2025년도 2학기 특론: 인공지능 시스템 (CSED703O-01) 강의계획서

1. 수업정보

학수번호 CSED703O 분반 01 학점 3.00
이수구분 전공선택 강좌유형 강의실 강좌 선수과목
포스테키안 핵심역량
강의시간 월, 수 / 14:00 ~ 15:15 / 제2공학관 강의실 [107호] 성적취득 구분 G

2. 강의교수 정보

전명재 이름 전명재 학과(전공) 인공지능대학원
이메일 주소 jmj119@postech.ac.kr Homepage https://sites.google.com/site/myeongjae/
연구실 전화 054-279-2264
Office Hours by appointment (Mon, Wed)

3. 강의목표

This class explores key concepts in system support for machine learning, deep learning, and large language model (LLM) workloads. The objectives of this class are threefold:
(1) to understand the key properties of these workloads.
(2) to study the fundamental mechanisms and policies implemented in contemporary training and inference frameworks.
(3) to examine how these frameworks have evolved to push the boundaries of performance, scalability, and programmability.

4. 강의선수/수강필수사항

Required Prerequisite: Operating Systems, Computer Architecture

5. 성적평가

The grading breakdown is as follows: Paper reviews (10%), Presentation (20%), Midterm (20%), Final (20%), Term project (30%).
Please note that these weights are subject to change.

6. 강의교재

도서명 저자명 출판사 출판년도 ISBN

7. 참고문헌 및 자료

8. 강의진도계획

[Week 1] Introduction
- 9/1: Course Introduction
- 9/3: Basics for Scheduling and Memory Management

[Week 2] Conference Travel (SIGCOMM)
- 9/8: No class
- 9/10: No class

[Week 3] Data Preprocessing
- 9/15: Basics for Data Preprocessing, MinIO (VLDB'21), Revamper (ATC'21)
- 9/17: FastFlow (VLDB'23), FusionFlow (VLDB'24)

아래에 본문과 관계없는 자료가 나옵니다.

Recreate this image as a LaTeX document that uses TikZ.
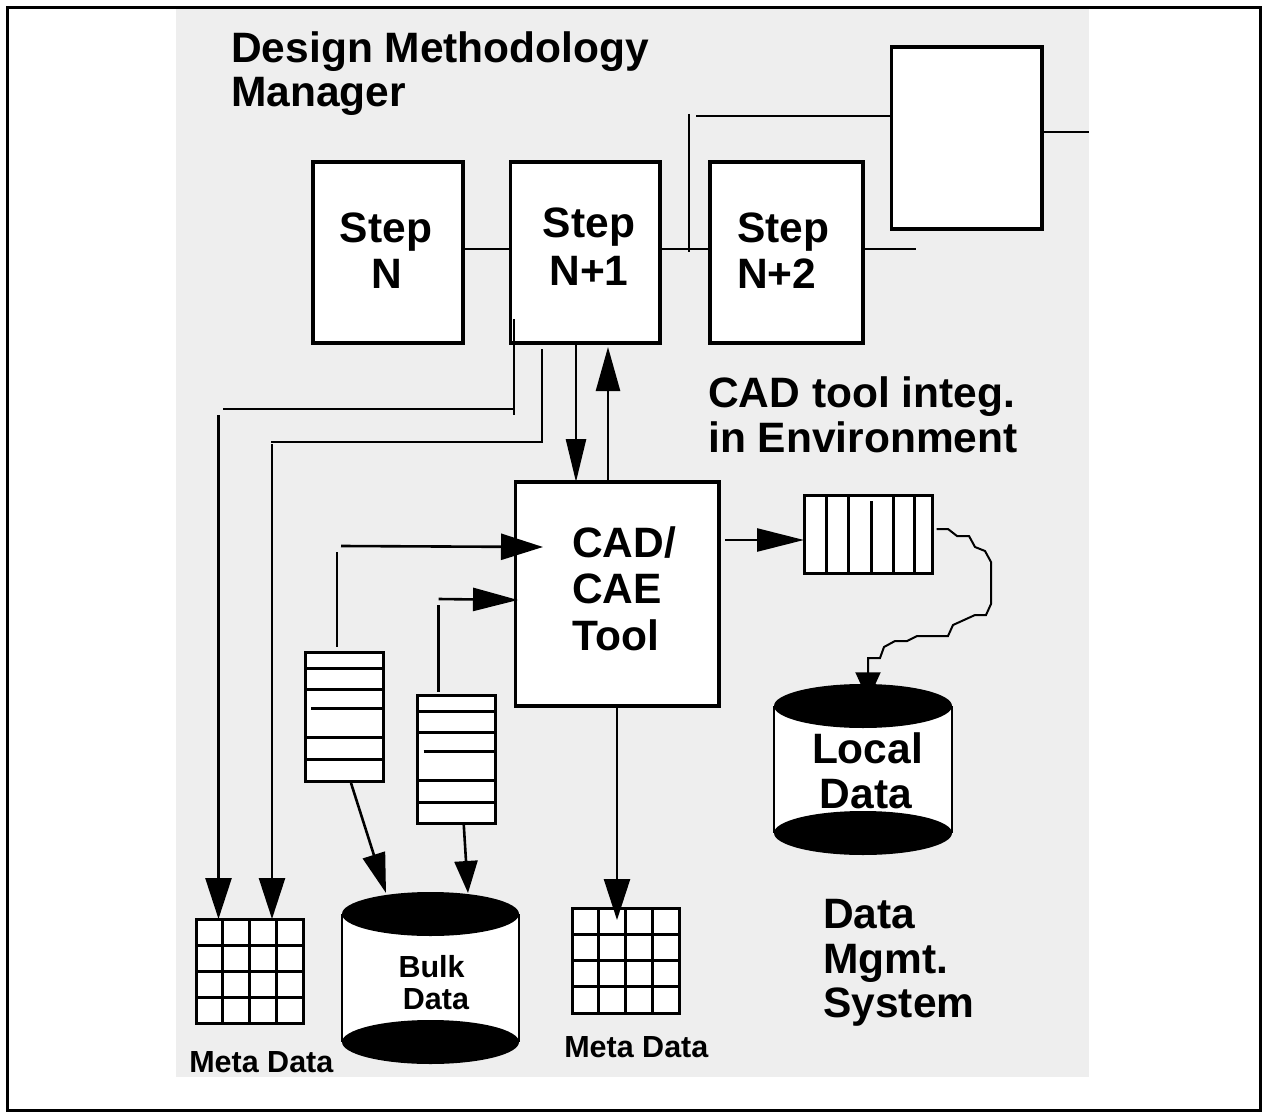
\documentclass[tikz,border=0pt]{standalone}
\usepackage{fontspec}
\setmainfont{Liberation Sans}
\usetikzlibrary{arrows.meta,calc}
\definecolor{panel}{RGB}{238,238,238}
\begin{document}
\begin{tikzpicture}[x=1pt,y=-1pt,line width=2.6pt,
  bigtxt/.style={font=\fontsize{42.5}{45}\selectfont\bfseries,inner sep=0pt},
  smalltxt/.style={font=\fontsize{30.5}{32}\selectfont\bfseries,inner sep=0pt},
  box/.style={draw,fill=white,line width=3.2pt,inner sep=0pt,outer sep=0pt},
  stack/.style={draw,fill=white,line width=3pt,inner sep=0pt,outer sep=0pt},
  drum/.style={fill=white,inner sep=0pt,outer sep=0pt},
]
\useasboundingbox (0,0) rectangle (1264,1113);
\draw[line width=3pt] (7.5,7.5) rectangle (1260.5,1110.5);
\fill[panel] (176,9) rectangle (1089,1077);

% ---- titles
\node[bigtxt,anchor=base west] (dmm1) at (230,63) {Design Methodology};
\node[bigtxt,anchor=base west] (dmm2) at (230,107) {Manager};
\node[bigtxt,anchor=base west] (cti1) at (707,407) {CAD tool integ.};
\node[bigtxt,anchor=base west] (cti2) at (707,452) {in Environment};
\node[bigtxt,anchor=base west] (dms1) at (822,928) {Data};
\node[bigtxt,anchor=base west] (dms2) at (822,973) {Mgmt.};
\node[bigtxt,anchor=base west] (dms3) at (822,1017) {System};

% ---- methodology steps
\node[box,minimum width=150pt,minimum height=181pt] (stepN) at (388,252.5) {};
\node[box,minimum width=149.4pt,minimum height=181pt] (stepN1) at (585.3,252.5) {};
\node[box,minimum width=153pt,minimum height=181pt] (stepN2) at (786.5,252.5) {};
\node[box,minimum width=150.4pt,minimum height=182pt] (stepX) at (966.8,138) {};
\node[bigtxt,anchor=base] (sNa) at (386,242) {Step};
\node[bigtxt,anchor=base] (sNb) at (387,288) {N};
\node[bigtxt,anchor=base] (sN1a) at (589,237) {Step};
\node[bigtxt,anchor=base] (sN1b) at (589,285) {N+1};
\node[bigtxt,anchor=base west] (sN2a) at (736,242) {Step};
\node[bigtxt,anchor=base west] (sN2b) at (736,288) {N+2};

% ---- tool
\node[box,minimum width=203.3pt,minimum height=224pt] (cad) at (617.4,594) {};
\node[bigtxt,anchor=base west] (cada) at (571,557) {CAD/};
\node[bigtxt,anchor=base west] (cadb) at (571,603) {CAE};
\node[bigtxt,anchor=base west] (cadc) at (571,650) {Tool};

% ---- buffers
\node[stack,minimum width=78pt,minimum height=129pt] (buf1) at (344,716.5) {};
\node[stack,minimum width=77.5pt,minimum height=128pt] (buf2) at (456.25,759) {};
\node[stack,minimum width=128.7pt,minimum height=78pt] (buf3) at (868.35,534) {};
\foreach \b in {buf1,buf2} {
  \foreach \d in {16pt,37pt,85pt,107pt}
    \draw[line width=3pt] ([yshift=-\d]\b.north west) -- ([yshift=-\d]\b.north east);
  \draw[line width=3pt] ([xshift=6pt,yshift=-56pt]\b.north west) -- ([yshift=-56pt]\b.north east);
}
\foreach \d in {22pt,44pt,89pt,110pt}
  \draw[line width=3pt] ([xshift=\d]buf3.north west) -- ([xshift=\d]buf3.south west);
\draw[line width=3pt] ([xshift=67pt,yshift=-6pt]buf3.north west) -- ([xshift=67pt]buf3.south west);

% ---- meta data tables
\node[stack,minimum width=107pt,minimum height=104pt] (meta1) at (249.5,971) {};
\node[stack,minimum width=107pt,minimum height=105pt] (meta2) at (625.5,960.5) {};
\foreach \m in {meta1,meta2}
  \foreach \f in {0.25,0.5,0.75} {
    \draw[line width=3pt] ($(\m.north west)!\f!(\m.north east)$) -- ($(\m.south west)!\f!(\m.south east)$);
    \draw[line width=3pt] ($(\m.north west)!\f!(\m.south west)$) -- ($(\m.north east)!\f!(\m.south east)$);
  }
\node[smalltxt,anchor=base west] (md1) at (188,1072) {Meta Data};
\node[smalltxt,anchor=base west] (md2) at (563,1057) {Meta Data};

% ---- data stores
\node[drum,minimum width=177pt,minimum height=128pt] (bulk) at (430.5,978) {};
\node[drum,minimum width=178pt,minimum height=127pt] (local) at (863,769.5) {};
\foreach \d/\rx in {bulk/88.5pt,local/89pt} {
  \draw[line width=2pt] (\d.north west) -- (\d.south west) (\d.north east) -- (\d.south east);
  \fill (\d.north) ellipse [x radius=\rx, y radius=22pt];
  \fill (\d.south) ellipse [x radius=\rx, y radius=22pt];
}
\node[bigtxt,anchor=base] (loca) at (867.5,763) {Local};
\node[bigtxt,anchor=base] (locb) at (866,808) {Data};
\node[smalltxt,anchor=base] (bulka) at (431.6,977) {Bulk};
\node[smalltxt,anchor=base] (bulkb) at (436,1009) {Data};

% ---- step chain
\coordinate (row) at (0,249);
\coordinate (tapT) at (689,114);
\coordinate (tapB) at (689,252);
\coordinate (tapH) at (696,116);
\coordinate (n2out) at (916,249);
\coordinate (xout) at (1089,132);
\draw (stepN.east |- row) -- (stepN1.west |- row);
\draw (stepN1.east |- row) -- (stepN2.west |- row);
\draw (stepN2.east |- row) -- (n2out);
\draw (tapT) -- (tapB);
\draw (tapH) -- (stepX.west |- tapH);
\draw (stepX.east |- xout) -- (xout);

% ---- step N+1 to meta data
\coordinate (fa1) at (514,319); \coordinate (fa2) at (514,415);
\coordinate (fa3) at (514,409); \coordinate (fa4) at (223,409);
\coordinate (fa5) at (218.5,415);
\draw (fa1) -- (fa2);
\draw (fa3) -- (fa4);
\draw[-{Triangle[length=41pt,width=26pt]}] (fa5) -- (meta1.north -| fa5);
\coordinate (fb1) at (542,349); \coordinate (fb2) at (542,443);
\coordinate (fb3) at (542,442); \coordinate (fb4) at (271,442);
\coordinate (fb5) at (272,444);
\draw (fb1) -- (fb2);
\draw (fb3) -- (fb4);
\draw[-{Triangle[length=41pt,width=26pt]}] (fb5) -- (meta1.north -| fb5);

% ---- step N+1 <-> tool
\coordinate (dn) at (576,0);
\coordinate (up) at (608,0);
\draw[-{Triangle[length=43pt,width=20pt]}] (stepN1.south -| dn) -- (cad.north -| dn);
\draw[-{Triangle[length=44pt,width=24pt]}] (cad.north -| up) -- ([yshift=-4pt]stepN1.south -| up);

% ---- buffers into tool
\coordinate (ga1) at (337,552); \coordinate (ga2) at (337,647);
\coordinate (ga3) at (341,546); \coordinate (ga4) at (543,547);
\draw (ga1) -- (ga2);
\draw[-{Triangle[length=42pt,width=26pt]}] (ga3) -- (ga4);
\coordinate (gb1) at (438.6,605); \coordinate (gb2) at (438.6,692);
\coordinate (gb3) at (438.6,599); \coordinate (gb4) at (518,600);
\draw (gb1) -- (gb2);
\draw[-{Triangle[length=45pt,width=23pt]}] (gb3) -- (gb4);

% ---- tool outputs
\coordinate (r0) at (725,540);
\draw[-{Triangle[length=47pt,width=23pt]}] (r0) -- (buf3.west |- r0);
\coordinate (c0) at (617,0); \coordinate (c1) at (617,920);
\draw[-{Triangle[length=41pt,width=26pt]}] (cad.south -| c0) -- (c1);

% ---- buffers into bulk data
\coordinate (bk1) at (386,893);
\coordinate (bk2) at (468,893);
\draw[-{Triangle[length=40pt,width=23pt]}] ([xshift=7pt,yshift=-2pt]buf1.south) -- (bk1);
\draw[-{Triangle[length=32pt,width=23pt]}] ([xshift=7.4pt]buf2.south) -- (bk2);

% ---- buffer to local data (meandering link)
\draw[line width=2pt,-{Triangle[length=28pt,width=25pt]}]
  ([xshift=4pt,yshift=5pt]buf3.east) -- (948,529) -- (957,536) -- (969,536)
  -- (975,547) -- (985,551) -- (991,562) -- (991,604) -- (986,615) -- (975,615)
  -- (953,625) -- (948,636) -- (917,636) -- (907,641) -- (895,641) -- (884,647)
  -- (880,658) -- (868,658) -- (868,672) -- ([xshift=5pt,yshift=5.75pt]local.north);
\end{tikzpicture}
\end{document}
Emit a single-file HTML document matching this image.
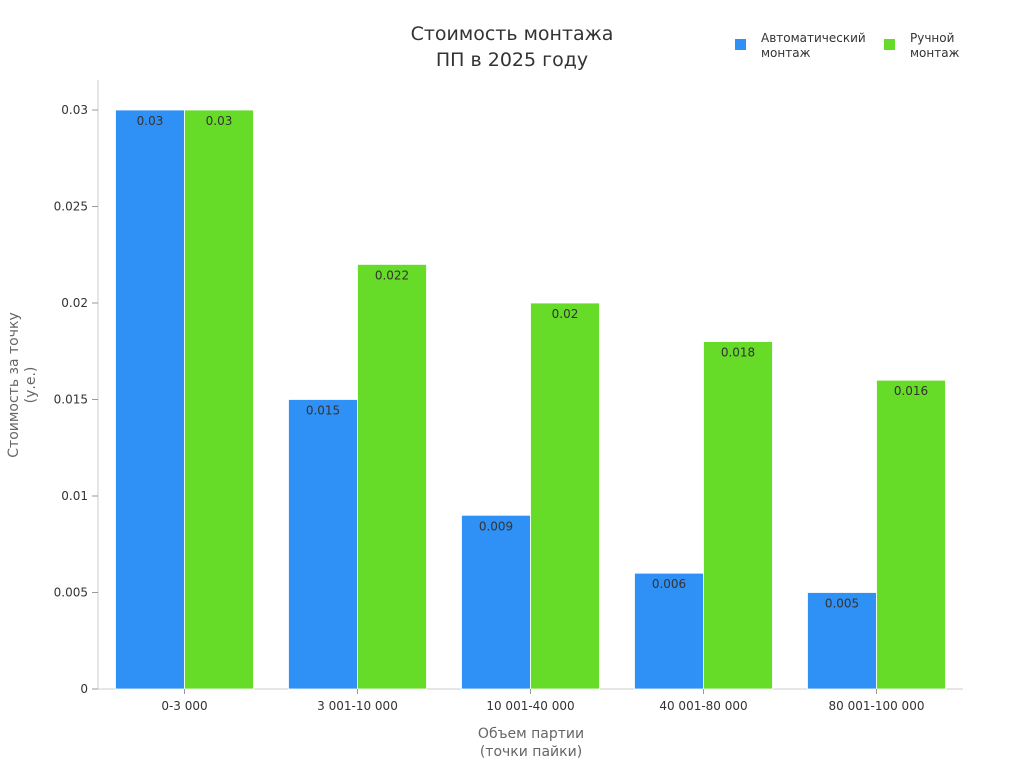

[Week 4] Single-GPU Training
- 9/22: Basics for Single-GPU Training
- 9/24: Zico (ATC'21), Nimble (NeurIPS’20)

[Week 5] Multi-GPU & Multi-node Training
- 9/29: Basics for Distributed Training, ZeRO (SC’20), Parallax (EuroSys’19), GPipe (NeurIPS'19)
- 10/1: PipeDream (SOSP'19), Megatron-LM (SC'21)

[Week 6] National Holiday (Chuseok)
- 10/6: No class
- 10/8: No class

[Week 7] Multi-GPU & Multi-node Training
- 10/13: ByteScheduler (SOSP'19), BytePS (OSDI’20)
- 10/15: Alpa (OSDI’22), Metis (ATC’24)

[Week 8] Midterm Exam

[Week 9] Failure Recovery & Reliability
- 10/27: GEMINI (SOSP’23), Universal Checkpointing (ATC’25)
- 10/29: DeepXplore (SOSP’17), TRAINCHECK (OSDI'25)

[Week 10] Memory Oversubscription
- 11/3: Basics for Memory Oversubscription, vDNN (MICRO’16), Checkmate (MLSys’20), Capuchin (ASPLOS'20)
- 11/5: Zero-Offload (ATC'21), HUVM (ATC'22)

[Week 11] Scheduler & Cluster Manager
- 11/10: Basics for Scheduler & Cluster Manager, Philly (ATC’19), MLaaS in the Wild (NSDI'22)
- 11/12: Gavel (OSDI’20), Pollux (OSDI'21)

[Week 12] (LLM) Serving Systems
- 11/17: AlpaServe (OSDI'23), DeepPlan (EuroSys'23)
- 11/19: Basics for LLM Serving, FlashAttention (NeurIPS’22)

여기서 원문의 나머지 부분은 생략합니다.